**Exercise goal:** Collect all the lines that mention the word "this".

[Code that draws figures]
|---|

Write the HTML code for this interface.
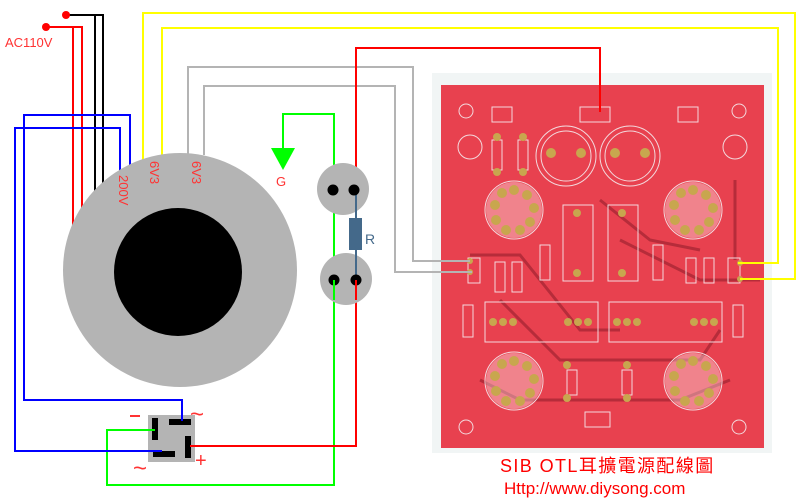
<!DOCTYPE html>
<html><head><meta charset="utf-8"><style>
html,body{margin:0;padding:0;background:#fff;width:800px;height:500px;overflow:hidden}
svg{display:block}
</style></head><body>
<svg width="800" height="500" viewBox="0 0 800 500" xmlns="http://www.w3.org/2000/svg" font-family="Liberation Sans, sans-serif">
<!-- PCB -->
<rect x="432" y="73" width="340" height="380" fill="#f1f5f5"/>
<rect x="441" y="85" width="323" height="363" fill="#e8414f"/>
<g fill="none" stroke="#b62c3a" stroke-width="3">
<path d="M470 255 L520 255 L580 330 L620 330"/><path d="M500 300 L560 360 L700 360 L720 330"/>
<path d="M620 240 L700 280 L760 280"/><path d="M480 380 L520 400 L680 400 L730 380"/>
<path d="M735 180 L735 260"/><path d="M600 200 L650 240 L700 250"/>
</g>
<g fill="none" stroke="#f3d8dc" stroke-width="1">
<circle cx="566" cy="156" r="30"/><circle cx="566" cy="156" r="25"/>
<circle cx="630" cy="156" r="30"/><circle cx="630" cy="156" r="25"/>
<circle cx="514" cy="210" r="29"/><circle cx="693" cy="210" r="29"/>
<circle cx="514" cy="381" r="29"/><circle cx="693" cy="381" r="29"/>
<rect x="563" y="205" width="30" height="76"/><rect x="608" y="205" width="30" height="76"/>
<rect x="485" y="302" width="113" height="40"/><rect x="609" y="302" width="113" height="40"/>
<rect x="492" y="107" width="20" height="15"/><rect x="580" y="107" width="30" height="15"/><rect x="678" y="107" width="20" height="15"/>
<rect x="468" y="258" width="12" height="25"/><rect x="728" y="258" width="12" height="25"/>
<circle cx="466" cy="111" r="7"/><circle cx="739" cy="111" r="7"/><circle cx="466" cy="427" r="7"/><circle cx="739" cy="427" r="7"/>
<circle cx="470" cy="147" r="12"/><circle cx="735" cy="147" r="12"/>
<rect x="492" y="140" width="10" height="30"/><rect x="518" y="140" width="10" height="30"/>
<rect x="540" y="245" width="10" height="35"/><rect x="495" y="262" width="10" height="30"/><rect x="512" y="262" width="10" height="30"/>
<rect x="653" y="245" width="10" height="35"/><rect x="686" y="258" width="10" height="25"/><rect x="704" y="258" width="10" height="25"/>
<rect x="463" y="305" width="10" height="32"/><rect x="733" y="305" width="10" height="32"/>
<rect x="567" y="370" width="10" height="25"/><rect x="622" y="370" width="10" height="25"/>
<rect x="585" y="412" width="25" height="15"/>
</g>
<g fill="#fff" opacity="0.35"><circle cx="514" cy="210" r="28"/><circle cx="693" cy="210" r="28"/><circle cx="514" cy="381" r="28"/><circle cx="693" cy="381" r="28"/></g>
<g fill="#c8a64e">
<circle cx="514" cy="190" r="5"/><circle cx="527" cy="195" r="5"/><circle cx="534" cy="208" r="5"/><circle cx="530" cy="222" r="5"/><circle cx="520" cy="230" r="5"/><circle cx="506" cy="230" r="5"/><circle cx="496" cy="220" r="5"/><circle cx="495" cy="205" r="5"/><circle cx="502" cy="193" r="5"/>
<circle cx="693" cy="190" r="5"/><circle cx="706" cy="195" r="5"/><circle cx="713" cy="208" r="5"/><circle cx="709" cy="222" r="5"/><circle cx="699" cy="230" r="5"/><circle cx="685" cy="230" r="5"/><circle cx="675" cy="220" r="5"/><circle cx="674" cy="205" r="5"/><circle cx="681" cy="193" r="5"/>
<circle cx="514" cy="361" r="5"/><circle cx="527" cy="366" r="5"/><circle cx="534" cy="379" r="5"/><circle cx="530" cy="393" r="5"/><circle cx="520" cy="401" r="5"/><circle cx="506" cy="401" r="5"/><circle cx="496" cy="391" r="5"/><circle cx="495" cy="376" r="5"/><circle cx="502" cy="364" r="5"/>
<circle cx="693" cy="361" r="5"/><circle cx="706" cy="366" r="5"/><circle cx="713" cy="379" r="5"/><circle cx="709" cy="393" r="5"/><circle cx="699" cy="401" r="5"/><circle cx="685" cy="401" r="5"/><circle cx="675" cy="391" r="5"/><circle cx="674" cy="376" r="5"/><circle cx="681" cy="364" r="5"/>
<circle cx="551" cy="153" r="5"/><circle cx="581" cy="153" r="5"/><circle cx="615" cy="153" r="5"/><circle cx="645" cy="153" r="5"/>
<circle cx="577" cy="213" r="4"/><circle cx="577" cy="273" r="4"/><circle cx="622" cy="213" r="4"/><circle cx="622" cy="273" r="4"/>
<circle cx="493" cy="322" r="4"/><circle cx="503" cy="322" r="4"/><circle cx="513" cy="322" r="4"/><circle cx="568" cy="322" r="4"/><circle cx="578" cy="322" r="4"/><circle cx="588" cy="322" r="4"/>
<circle cx="617" cy="322" r="4"/><circle cx="627" cy="322" r="4"/><circle cx="637" cy="322" r="4"/><circle cx="694" cy="322" r="4"/><circle cx="704" cy="322" r="4"/><circle cx="714" cy="322" r="4"/>
<circle cx="497" cy="137" r="4"/><circle cx="497" cy="172" r="4"/><circle cx="523" cy="137" r="4"/><circle cx="523" cy="172" r="4"/>
<circle cx="567" cy="365" r="4"/><circle cx="567" cy="398" r="4"/><circle cx="627" cy="365" r="4"/><circle cx="627" cy="398" r="4"/>
<circle cx="740" cy="263" r="3"/><circle cx="740" cy="279" r="3"/><circle cx="470" cy="261" r="3"/><circle cx="470" cy="272" r="3"/>
</g>
<!-- wires -->
<g fill="none" stroke-width="2">
<polyline stroke="#ffff00" points="143,160 143,13 795,13 795,279 740,279"/>
<polyline stroke="#ffff00" points="162,155 162,28 778,28 778,263 738,263"/>
<polyline stroke="#b4b4b4" points="188,155 188,67 413,67 413,261 470,261"/>
<polyline stroke="#b4b4b4" points="204,155 204,86 395,86 395,272 472,272"/>
<polyline stroke="#ff0000" points="356,190 356,48 600,48 600,112"/>
<polyline stroke="#000" points="66,15 103,15 103,190"/>
<line stroke="#000" x1="95" y1="15" x2="95" y2="195"/>
<polyline stroke="#ff0000" points="46,27 82,27 82,210"/>
<line stroke="#ff0000" x1="73" y1="27" x2="73" y2="228"/>
<polyline stroke="#0000ff" points="130,170 130,115 24,115 24,400 182,400 182,421"/>
<polyline stroke="#0000ff" points="120,172 120,128 15,128 15,451 162,451"/>
<polyline stroke="#00ff00" points="155,430 107,430 107,485 334,485 334,114 283,114 283,150"/>
<polyline stroke="#ff0000" points="190,446 356,446 356,280"/>
</g>
<circle cx="66" cy="15" r="4" fill="#ff0000"/>
<circle cx="46" cy="27" r="4" fill="#ff0000"/>
<text x="5" y="47" font-size="13" fill="#ff3333">AC110V</text>
<!-- transformer -->
<circle cx="180" cy="270" r="117" fill="#b4b4b4"/>
<circle cx="178" cy="272" r="64" fill="#000"/>
<g font-size="13" fill="#ff3333">
<text transform="translate(119,175) rotate(90)">200V</text>
<text transform="translate(150,161) rotate(90)">6V3</text>
<text transform="translate(192,161) rotate(90)">6V3</text>
</g>
<!-- ground arrow -->
<polygon points="271,148 295,148 283,170" fill="#00ff00"/>
<text x="276" y="186" font-size="13" fill="#ff3333">G</text>
<!-- lamps -->
<circle cx="343" cy="189" r="26" fill="#b4b4b4"/>
<circle cx="346" cy="279" r="26" fill="#b4b4b4"/>
<line x1="356" y1="190" x2="356" y2="280" stroke="#44698a" stroke-width="2"/>
<rect x="349" y="218" width="13" height="32" fill="#44698a"/>
<text x="365" y="244" font-size="14" fill="#44698a">R</text>
<g fill="#000"><circle cx="333" cy="190" r="5.5"/><circle cx="354" cy="190" r="5.5"/><circle cx="334" cy="280" r="5.5"/><circle cx="356" cy="280" r="5.5"/></g>
<line x1="334" y1="280" x2="334" y2="300" stroke="#00ff00" stroke-width="2"/>
<line x1="356" y1="280" x2="356" y2="300" stroke="#ff0000" stroke-width="2"/>
<!-- bridge -->
<rect x="148" y="415" width="47" height="47" fill="#b4b4b4"/>
<g fill="#000">
<rect x="152" y="418" width="6" height="22"/>
<rect x="169" y="419" width="22" height="6"/>
<rect x="185" y="436" width="6" height="22"/>
<rect x="153" y="451" width="22" height="6"/>
</g>
<polyline points="155,430 107,430" stroke="#00ff00" stroke-width="2"/>
<line x1="182" y1="400" x2="182" y2="421" stroke="#0000ff" stroke-width="2"/>
<line x1="162" y1="451" x2="15" y2="451" stroke="#0000ff" stroke-width="2"/>
<line x1="190" y1="446" x2="356" y2="446" stroke="#ff0000" stroke-width="2"/>
<g fill="#ff3333">
<rect x="130" y="415" width="10" height="2"/>
<text x="190" y="422" font-size="24">~</text>
<text x="133" y="476" font-size="24">~</text>
<text x="195" y="467" font-size="20">+</text>
</g>
<text x="500" y="472" font-size="18" letter-spacing="1.4" fill="#ff0000" font-family="Liberation Sans, Noto Sans CJK TC, sans-serif">SIB OTL耳擴電源配線圖</text>
<text x="504" y="494" font-size="17" fill="#ff0000">Http://www.diysong.com</text>
</svg>
</body></html>
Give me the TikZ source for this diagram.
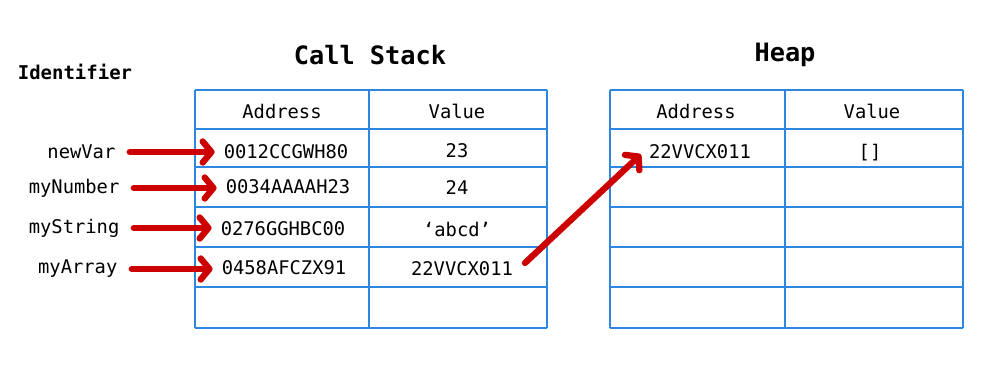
\documentclass[tikz,border=0pt]{standalone}
\usepackage{fontspec}
\setmonofont{DejaVu Sans Mono}
\usetikzlibrary{arrows.meta}
\definecolor{lineblue}{HTML}{2D87E1}
\definecolor{ptrred}{HTML}{CC0000}

\begin{document}
\begin{tikzpicture}[x=0.02cm,y=-0.02cm,
  tabline/.style={lineblue,line width=1.1pt},
  cell/.style={font=\ttfamily\fontsize{10.7}{13}\selectfont,inner sep=3pt},
  ident/.style={cell,anchor=east},
  title/.style={font=\ttfamily\bfseries\fontsize{14.4}{17}\selectfont},
  ptr/.style={ptrred,line width=3.6pt,-{Straight Barb[length=5pt,width=12pt,round]},
    line cap=round,shorten <=5pt,shorten >=2pt}]
\useasboundingbox (0,0) rectangle (988,379);
\fill[white] (0,0) rectangle (988,379);
% tables
\foreach \y in {90,129,167,207,247,287,328} {
  \draw[tabline] (195,\y) -- (547,\y);
  \draw[tabline] (610,\y) -- (963,\y);
}
\foreach \x in {195,369,547,610,785,963}
  \draw[tabline] (\x,90) -- (\x,328);
% titles
\node[title] (cstitle) at (370,55) {Call Stack};
\node[title] (hptitle) at (785,55) {Heap};
\node[font=\ttfamily\bfseries\fontsize{10.8}{12}\selectfont] (idtitle) at (75,72) {Identifier};
\node[cell] (csaddr) at (282,111) {Address};
\node[cell] (csval) at (457,111) {Value};
\node[cell] (hpaddr) at (696,111) {Address};
\node[cell] (hpval) at (872,111) {Value};
% call stack rows
\node[ident] (newvar) at (121,152) {newVar};
\node[ident] (mynumber) at (125,188) {myNumber};
\node[ident] (mystring) at (125,228) {myString};
\node[ident] (myarray) at (123,269) {myArray};
\node[cell] (a1) at (286,152) {0012CCGWH80};
\node[cell] (a2) at (288,187) {0034AAAAH23};
\node[cell] (a3) at (283,229) {0276GGHBC00};
\node[cell] (a4) at (284,268) {0458AFCZX91};
\node[cell] (v1) at (457,151) {23};
\node[cell] (v2) at (457,188) {24};
\node[cell] (v3) at (457,229) {‘abcd’};
\node[cell] (v4) at (462,269) {22VVCX011};
% heap row
\node[cell] (h1) at (700,152) {22VVCX011};
\node[cell] (hv1) at (870,153) {[]};
% pointers
\draw[ptr] (newvar.east) -- (newvar.east -| a1.west);
\draw[ptr] (mynumber.east) -- (mynumber.east -| a2.west);
\draw[ptr] (mystring.east) -- (mystring.east -| a3.west);
\draw[ptr] (myarray.east) -- (myarray.east -| a4.west);
\draw[ptr] (v4.east) -- (h1.west);
\end{tikzpicture}
\end{document}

|---|

**Complete answer:**
Write the HTML code for this interface.
Give me the TikZ source for this diagram.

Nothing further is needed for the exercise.